Jehovah buried, Satan dead

Jehovah buried, Satan dead,
do fearers worship Much and Quick;
badness not being felt as bad,
itself thinks goodness what is meek;
obey says toc,submit says tic,
Eternity’s a Five Year Plan:
if Joy with Pain shall hang in hock
who dares to call himself a man?

go dreamless knaves on Shadows fed,
your Harry’s Tom,your Tom is Dick;
while Gadgets murder squawk and add,
the cult of Same is all the chic;
by instruments,both span and spic,
are justly measured Spic and Span:
to kiss the mike if Jew turn kike
who dares to call himself a man?

loudly for Truth have liars pled,
their heels for Freedom slaves will click;
where Boobs are holy,poets mad,
illustrious punks of Progress shriek;
when Souls are outlawed,Hearts are sick,
Hearts being sick,Minds nothing can:
if Hate’s a game and Love’s a fuck
who dares to call himself a man?

King Christ,this world is all aleak;
and lifepreservers there are none:
and waves which only He may walk
Who dares to call Himself a man.

by E. E. Cummings
54 from “No Thanks”

“That men may know that thou, whose name alone is Jehovah, art the most high over all the earth.” Ps. 83.18

Reading the line “Jehovah buried, Satan dead” seems dire, a feeling that only grows in the proceeding stanzas; godfearers worship technology (the bigger, faster of “Much and Quick”), are enslaved to the clock (“obey says toc, submit says tic”), and evil no longer feels wrong. Heaven becomes like Communistic Russia (the “Five Year Plan” refers to Stalin’s industrialization of the country) again depicting the submission of man to technology.

Then we have the first of the questions: if joy with pain will be pawned off (“hang in hoc”) who dares call himself a man? The second stanza starts with the dehumanization of man as dreamless eaters of shadow, individuality is lost (“Harry’s Tom, your Tom is Dick”), and science joins the transgressors (“Gadgets murder squawk and add”). Then we have the second question: “to kiss the mike if Jew turn kike who dares call himself a man?”
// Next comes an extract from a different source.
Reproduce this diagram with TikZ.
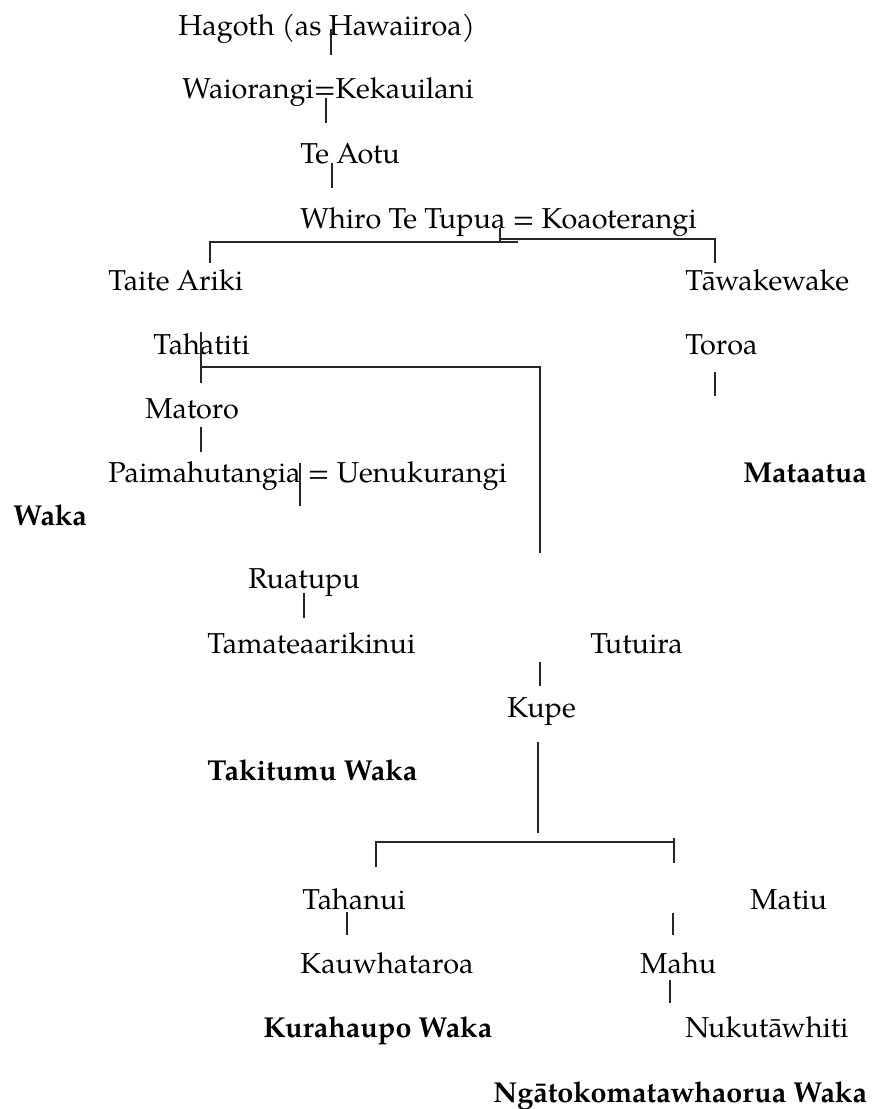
\documentclass[tikz,border=0pt]{standalone}
\usepackage{fontspec}
\setmainfont{texgyrepagella-regular.otf}[BoldFont=texgyrepagella-bold.otf]
\tikzset{
  person/.style={anchor=base west, inner sep=0pt, font=\fontsize{14.4}{18}\selectfont},
  wakalabel/.style={person, font=\fontsize{14.4}{18}\selectfont\bfseries},
  kin/.style={line width=0.6pt, black!85}
}
\begin{document}
\begin{tikzpicture}[x=0.5pt, y=-0.5pt]
        \useasboundingbox (0,0) rectangle (873,1109);

        % people
        \node [person] (hagoth) at (178,35) {Hagoth (as Hawaiiroa)};
        \node [person] (waiorangi) at (182,98) {Waiorangi=Kekauilani};
        \node [person] (teaotu) at (300,163) {Te Aotu};
        \node [person] (whiro) at (300,228) {Whiro Te Tupua = Koaoterangi};
        \node [person] (taite) at (108,290) {Taite Ariki};
        \node [person] (tawake) at (685,290) {T\=awakewake};
        \node [person] (tahatiti) at (153,354) {Tahatiti};
        \node [person] (toroa) at (685,354) {Toroa};
        \node [person] (matoro) at (145,418) {Matoro};
        \node [person] (paima) at (108,482) {Paimahutangia = Uenukurangi};
        \node [person] (ruatupu) at (248,588) {Ruatupu};
        \node [person] (tamatea) at (207,653) {Tamateaarikinui};
        \node [person] (tutuira) at (590,653) {Tutuira};
        \node [person] (kupe) at (507,717) {Kupe};
        \node [person] (tahanui) at (302,909) {Tahanui};
        \node [person] (matiu) at (750,909) {Matiu};
        \node [person] (kauwha) at (300,973) {Kauwhataroa};
        \node [person] (mahu) at (640,973) {Mahu};
        \node [person] (nukuta) at (685,1037) {Nukut\=awhiti};

        % waka
        \node [wakalabel] (mataatua) at (743,482) {Mataatua};
        \node [wakalabel] (waka) at (13,525) {Waka};
        \node [wakalabel] (takitumu) at (207,780) {Takitumu Waka};
        \node [wakalabel] (kurahaupo) at (263,1037) {Kurahaupo Waka};
        \node [wakalabel] (ngatoko) at (493,1102) {Ng\=atokomatawhaorua Waka};

        % line ends
        \coordinate (h1) at (331,29);   \coordinate (h2) at (331,55);
        \coordinate (w1) at (326,98);   \coordinate (w2) at (326,123);
        \coordinate (t1) at (332,163);  \coordinate (t2) at (332,188);
        \coordinate (wh1) at (500,228); \coordinate (wh2) at (500,242);
        \coordinate (wl) at (210,242);  \coordinate (wm) at (518,242);
        \coordinate (wn) at (500,239);  \coordinate (wr) at (715,239);
        \coordinate (ta) at (210,263);  \coordinate (tw) at (715,263);
        \coordinate (th1) at (201,332); \coordinate (th2) at (201,383);
        \coordinate (th3) at (201,367); \coordinate (th4) at (540,367);
        \coordinate (th5) at (540,553);
        \coordinate (to1) at (715,372); \coordinate (to2) at (715,396);
        \coordinate (m1) at (201,427);  \coordinate (m2) at (201,452);
        \coordinate (p1) at (300,463);  \coordinate (p2) at (300,506);
        \coordinate (r1) at (304,593);  \coordinate (r2) at (304,618);
        \coordinate (k1) at (540,662);  \coordinate (k2) at (540,686);
        \coordinate (k3) at (538,742);  \coordinate (k4) at (538,833);
        \coordinate (b1) at (376,842);  \coordinate (b2) at (674,842);
        \coordinate (b3) at (376,867);  \coordinate (b4) at (674,838);
        \coordinate (b5) at (674,863);
        \coordinate (n1) at (347,912);  \coordinate (n2) at (347,935);
        \coordinate (n3) at (673,913);  \coordinate (n4) at (673,935);
        \coordinate (n5) at (670,980);  \coordinate (n6) at (670,1003);

        % descent lines
        \draw [kin] (h1) -- (h2);
        \draw [kin] (w1) -- (w2);
        \draw [kin] (t1) -- (t2);
        \draw [kin] (wh1) -- (wh2);
        \draw [kin] (ta) -- (wl) -- (wm);
        \draw [kin] (wn) -- (wr) -- (tw);
        \draw [kin] (th1) -- (th2);
        \draw [kin] (th3) -- (th4) -- (th5);
        \draw [kin] (to1) -- (to2);
        \draw [kin] (m1) -- (m2);
        \draw [kin] (p1) -- (p2);
        \draw [kin] (r1) -- (r2);
        \draw [kin] (k1) -- (k2);
        \draw [kin] (k3) -- (k4);
        \draw [kin] (b3) -- (b1) -- (b2);
        \draw [kin] (b4) -- (b5);
        \draw [kin] (n1) -- (n2);
        \draw [kin] (n3) -- (n4);
        \draw [kin] (n5) -- (n6);
      \end{tikzpicture}
\end{document}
I’ve never seen anyone address this line other than saying it refers to the radio adding it to the technology of oppression. Whether Cummings was anti-Semitic is not a question I wish to get into as it takes us from the surface of the poem, but we can note that there is a Jew that becomes hated so that he may “kiss the mike”.

The third stanza shows us the punks of Progress shrieking about their Utopia, a place where liars argue for truth, idiots are holy, slaves need merely to click their fetters together to be free. With the loss of Jehovah (being buried) love fails and minds (reason) cannot do anything. The third question: “if Hate’s a game and Love’s a fuck who dares call himself of man?”

The envoy is next and the spondee of “King Christ” is like a clarion after the dark clatter of the poem. The world is sinking, no lifepreservers, gigantic waves which only He (notice the capital letters) may walk…the last line is no longer a question, it is the answer: only Christ dares call Himself a man.

This poem is on the radical nature of the incarnation and resurrection. The hated Jew (perhaps the Jew of line fifteen) comes to save the world (“kiss the mike” or redeem technology -though perhaps there’s a connection to the kiss of Judas) and it is only when He is acknowledge as the king that love returns, reason returns, individuality returns, all the things lost and screwed up are made right by its king and note that Satan is still dead.

The poem is written in strict ballad form, 3 eight line stanzas, plus a four line envoy, with a rhyme scheme of a-b-a-b-b-c-b-c. Cummings often used a classic form for ironic purposes.

3 thoughts on “Jehovah buried, Satan dead

  1. I had nearly forgotten about this poem until just now, though I had to memorize it as part of a theology course in high school. Thank you for helping me celebrate National Poetry Month.

  2. I wonder when he wrote this? I think he uses other words (spic, Mike) with double entendre. Spic is more obvious than Mike, which I have always taken as a reference to stereotypes of Irish immigrants. It’s a stretch, but the host of Pat&Mike jokes suggests the more common “paddy” as an epithet for an Irish immigrants. I wonder if kissing the Mike can also be an allusion to Fr. Coughlin’s pro-Nazi broadcasts.